Chalice is a shorter and to my mind, less interesting read. It's still worth reading however, to see how Chalice, the new Master and the Grand Seneschal hold Willowlands together.

Pegasus II comes out in 2012. I can hardly wait to read it.

No Longer an Anachronism

Back in highschool, I wrote off Nick Joaquin as an anachronism -- someone whose stores belonged to another place and time. I read him because I had to, because he was part of my highschool reading list. But I didn't like him.

I first started to re-appraise Nick Joaquin in college, when some his reportage was handed out during a literary journalism class. Joaquin had a way of writing that made the characters come alive, that made you care what happened to them. Although his journalism articles have been scored for inaccuracies, his style of writing remains fluid and compelling.


The short stories in Nick Joaquin's prose and poems were a revelation. Here was someone who came of age during a great World War, someone who could write as feelingly about the genteel glitter of the past as he could about the ruptures and uncertainties of the present.

The author's note at the back of the book says that Joaquin started out as a poet but shifted to fiction after the war.
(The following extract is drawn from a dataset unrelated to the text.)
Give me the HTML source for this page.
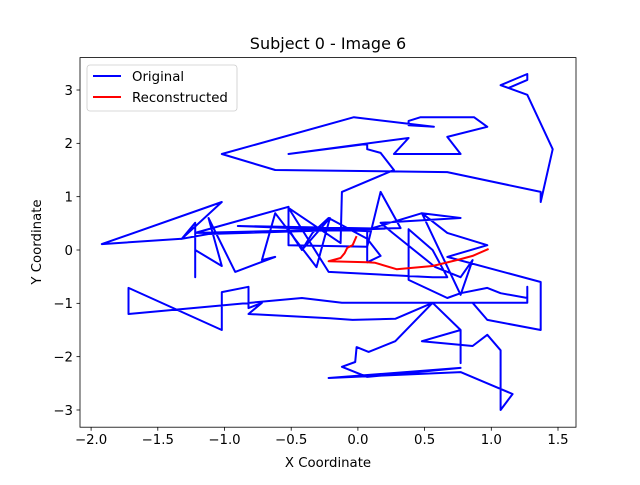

I think that the change was for the better. His poetry is often weighed down by classic (read Greek and Roman) tones and styles, but his fiction flies free.

Sunday, February 20, 2011

Baltasar and Blimunda

I'm noticing a common theme here. I can only say in my defense that I'm still reading literature as opposed to trashy romance novels.

Baltasar and Blimunda tells the story of two lovers in 18th century Portugal, when the auto-da-fe was held every year and the people were were still subjects of a king.

For all its commentary on power and religion, Baltasar and Blimunda lacks the devastation of Blindness. There were times when I was horrified by that book, but I still had to go on reading it.

Baltasar and Blimunda is a gentler tale, where the travails of the title characters are set against a painstakingly-researched background. There is a stronger element of magical realism here, and Saramago often inserts self-conscious commentary that the thoughts that his peasant characters are thinking were simply conjured up by an educated narrator.